** Start Material **

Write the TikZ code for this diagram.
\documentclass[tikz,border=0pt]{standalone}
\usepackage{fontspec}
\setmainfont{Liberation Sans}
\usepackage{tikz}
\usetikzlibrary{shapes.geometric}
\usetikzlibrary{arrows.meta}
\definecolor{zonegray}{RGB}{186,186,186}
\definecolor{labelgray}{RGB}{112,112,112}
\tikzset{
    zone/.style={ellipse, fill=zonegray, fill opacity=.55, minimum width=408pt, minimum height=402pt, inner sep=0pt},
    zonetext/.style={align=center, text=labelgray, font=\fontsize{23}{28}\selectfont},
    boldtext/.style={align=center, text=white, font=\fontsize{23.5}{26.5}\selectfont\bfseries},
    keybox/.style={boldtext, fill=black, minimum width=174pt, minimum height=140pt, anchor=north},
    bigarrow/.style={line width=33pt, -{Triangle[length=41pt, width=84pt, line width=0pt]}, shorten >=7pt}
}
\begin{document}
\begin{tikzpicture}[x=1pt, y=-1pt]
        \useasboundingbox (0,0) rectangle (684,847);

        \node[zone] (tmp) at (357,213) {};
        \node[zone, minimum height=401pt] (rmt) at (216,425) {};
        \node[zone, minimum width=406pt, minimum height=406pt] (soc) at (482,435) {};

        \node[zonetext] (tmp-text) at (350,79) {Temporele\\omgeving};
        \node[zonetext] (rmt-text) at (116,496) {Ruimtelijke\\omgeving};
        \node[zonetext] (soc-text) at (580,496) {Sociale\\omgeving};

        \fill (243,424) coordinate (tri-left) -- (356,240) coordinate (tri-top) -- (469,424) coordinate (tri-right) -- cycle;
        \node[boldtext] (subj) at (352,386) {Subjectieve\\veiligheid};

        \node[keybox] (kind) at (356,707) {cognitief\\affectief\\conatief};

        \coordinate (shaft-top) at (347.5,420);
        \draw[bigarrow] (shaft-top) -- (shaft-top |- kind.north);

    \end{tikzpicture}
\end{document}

** End Material **

> Exercise instructions: Your task is to print the whole listing again exactly.

> Full response:
Write the TikZ code for this diagram.
\documentclass[tikz,border=0pt]{standalone}
\usepackage{fontspec}
\setmainfont{Liberation Sans}
\usepackage{tikz}
\usetikzlibrary{shapes.geometric}
\usetikzlibrary{arrows.meta}
\definecolor{zonegray}{RGB}{186,186,186}
\definecolor{labelgray}{RGB}{112,112,112}
\tikzset{
    zone/.style={ellipse, fill=zonegray, fill opacity=.55, minimum width=408pt, minimum height=402pt, inner sep=0pt},
    zonetext/.style={align=center, text=labelgray, font=\fontsize{23}{28}\selectfont},
    boldtext/.style={align=center, text=white, font=\fontsize{23.5}{26.5}\selectfont\bfseries},
    keybox/.style={boldtext, fill=black, minimum width=174pt, minimum height=140pt, anchor=north},
    bigarrow/.style={line width=33pt, -{Triangle[length=41pt, width=84pt, line width=0pt]}, shorten >=7pt}
}
\begin{document}
\begin{tikzpicture}[x=1pt, y=-1pt]
        \useasboundingbox (0,0) rectangle (684,847);

        \node[zone] (tmp) at (357,213) {};
        \node[zone, minimum height=401pt] (rmt) at (216,425) {};
        \node[zone, minimum width=406pt, minimum height=406pt] (soc) at (482,435) {};

        \node[zonetext] (tmp-text) at (350,79) {Temporele\\omgeving};
        \node[zonetext] (rmt-text) at (116,496) {Ruimtelijke\\omgeving};
        \node[zonetext] (soc-text) at (580,496) {Sociale\\omgeving};

        \fill (243,424) coordinate (tri-left) -- (356,240) coordinate (tri-top) -- (469,424) coordinate (tri-right) -- cycle;
        \node[boldtext] (subj) at (352,386) {Subjectieve\\veiligheid};

        \node[keybox] (kind) at (356,707) {cognitief\\affectief\\conatief};

        \coordinate (shaft-top) at (347.5,420);
        \draw[bigarrow] (shaft-top) -- (shaft-top |- kind.north);

    \end{tikzpicture}
\end{document}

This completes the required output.